### What you have to do
Starting at the first line of the listing below, repeat each line up to and including the one containing "bg.set_axis_off()". Leave out pictures.

### Information shown
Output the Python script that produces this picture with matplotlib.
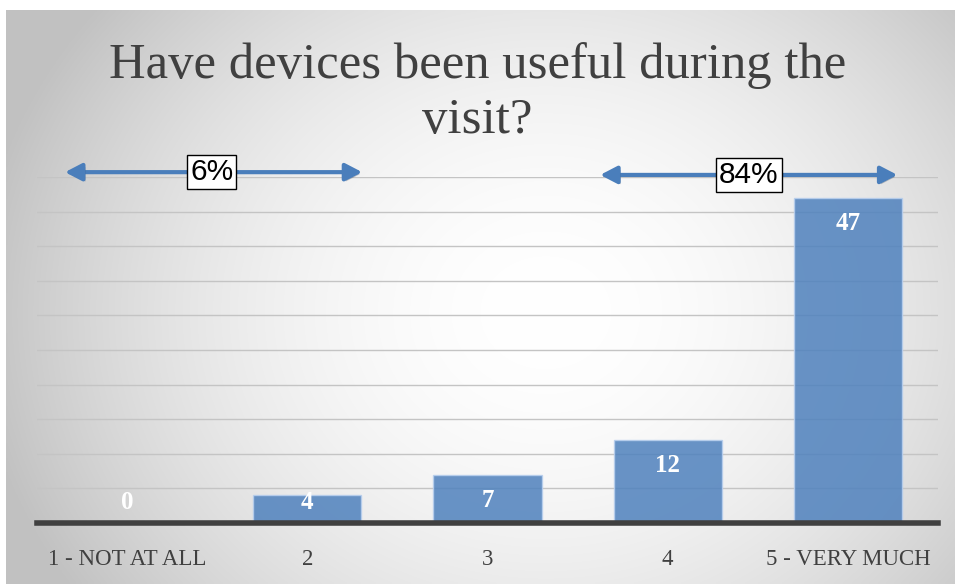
import numpy as np
import matplotlib
matplotlib.use("Agg")
import matplotlib.pyplot as plt
from matplotlib.patches import FancyArrowPatch
import matplotlib.patheffects as pe

categories = ["1 - NOT AT ALL", "2", "3", "4", "5 - VERY MUCH"]
values = [0, 4, 7, 12, 47]
title = "Have devices been useful during the\nvisit?"
low_pct = "6%"
high_pct = "84%"
yticks = [0, 5, 10, 15, 20, 25, 30, 35, 40, 45, 50]

W, H = 955, 584
fig = plt.figure(figsize=(W / 100, H / 100), dpi=100)
fig.patch.set_facecolor("white")

# radial gradient background panel
bg = fig.add_axes([6 / W, 0, 1 - 6 / W, 1 - 10 / H], zorder=-10)
yy, xx = np.mgrid[0:200, 0:300]
cx, cy = 170, 105
r = np.sqrt(((xx - cx) / 300) ** 2 + ((yy - cy) / 200 * 0.7) ** 2)
r = np.clip(r / 0.6, 0, 1)
g = 1.0 - 0.24 * r ** 1.9
img = np.dstack([g, g, g])
bg.imshow(img, aspect="auto", extent=[0, 1, 0, 1], origin="upper", interpolation="bilinear")
bg.set_axis_off()

ax = fig.add_axes([37 / W, 1 - 523 / H, 901 / W, (523 - 177) / H])
ax.set_facecolor("none")
x = np.arange(len(categories))
ax.bar(x, values, width=0.6, color="#4f81bd", alpha=0.85, edgecolor="#b8cfee",
       linewidth=1.0, zorder=2)
ax.set_xlim(-0.5, len(categories) - 0.5)
ax.set_ylim(0, 50)
ax.set_yticks(yticks)
ax.yaxis.grid(True, color="#c4c4c4", linewidth=1.0, zorder=1)
ax.set_axisbelow(True)
ax.tick_params(axis="y", left=False, labelleft=False)
ax.tick_params(axis="x", bottom=False, pad=15)
ax.set_xticks(x)
ax.set_xticklabels(categories, fontsize=16.5, color="#404040", family="Liberation Serif")
for s in ["top", "right", "left"]:
    ax.spines[s].set_visible(False)
ax.spines["bottom"].set_color("#404040")
ax.spines["bottom"].set_linewidth(4)
ax.spines["bottom"].set_zorder(5)

for xi, v in zip(x, values):
    ax.text(xi, max(v - 3.7, 2.9), str(v), ha="center", va="center", color="white",
            fontsize=18, fontweight="bold", family="Liberation Serif", zorder=4)

fig.text(0.5, 1 - 93 / H, title, ha="center", va="center", fontsize=36.5,
         color="#404040", family="Liberation Serif", linespacing=1.25)

arrow_color = "#4a7ebb"
shadow = [pe.SimplePatchShadow(offset=(1.5, -1.5), alpha=0.25), pe.Normal()]
for (x0, x1, yv, lab, lx) in [(-0.36, 1.32, 50.7, low_pct, 0.47),
                               (2.61, 4.29, 50.3, high_pct, 3.45)]:
    arr = FancyArrowPatch((x0, yv), (x1, yv), arrowstyle="<|-|>,head_length=5,head_width=2.6",
                          mutation_scale=2.0, color=arrow_color, linewidth=3.0,
                          clip_on=False, zorder=6, path_effects=shadow)
    ax.add_patch(arr)
    ax.text(lx, yv, lab, ha="center", va="center", fontsize=21.5, family="Liberation Sans",
            color="black", zorder=7, clip_on=False,
            bbox=dict(boxstyle="square,pad=0.1", facecolor="white", edgecolor="black", linewidth=1.0))

fig.savefig("out.png", dpi=100)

### Solution to this exercise
Output the Python script that produces this picture with matplotlib.
import numpy as np
import matplotlib
matplotlib.use("Agg")
import matplotlib.pyplot as plt
from matplotlib.patches import FancyArrowPatch
import matplotlib.patheffects as pe

categories = ["1 - NOT AT ALL", "2", "3", "4", "5 - VERY MUCH"]
values = [0, 4, 7, 12, 47]
title = "Have devices been useful during the\nvisit?"
low_pct = "6%"
high_pct = "84%"
yticks = [0, 5, 10, 15, 20, 25, 30, 35, 40, 45, 50]

W, H = 955, 584
fig = plt.figure(figsize=(W / 100, H / 100), dpi=100)
fig.patch.set_facecolor("white")

# radial gradient background panel
bg = fig.add_axes([6 / W, 0, 1 - 6 / W, 1 - 10 / H], zorder=-10)
yy, xx = np.mgrid[0:200, 0:300]
cx, cy = 170, 105
r = np.sqrt(((xx - cx) / 300) ** 2 + ((yy - cy) / 200 * 0.7) ** 2)
r = np.clip(r / 0.6, 0, 1)
g = 1.0 - 0.24 * r ** 1.9
img = np.dstack([g, g, g])
bg.imshow(img, aspect="auto", extent=[0, 1, 0, 1], origin="upper", interpolation="bilinear")
bg.set_axis_off()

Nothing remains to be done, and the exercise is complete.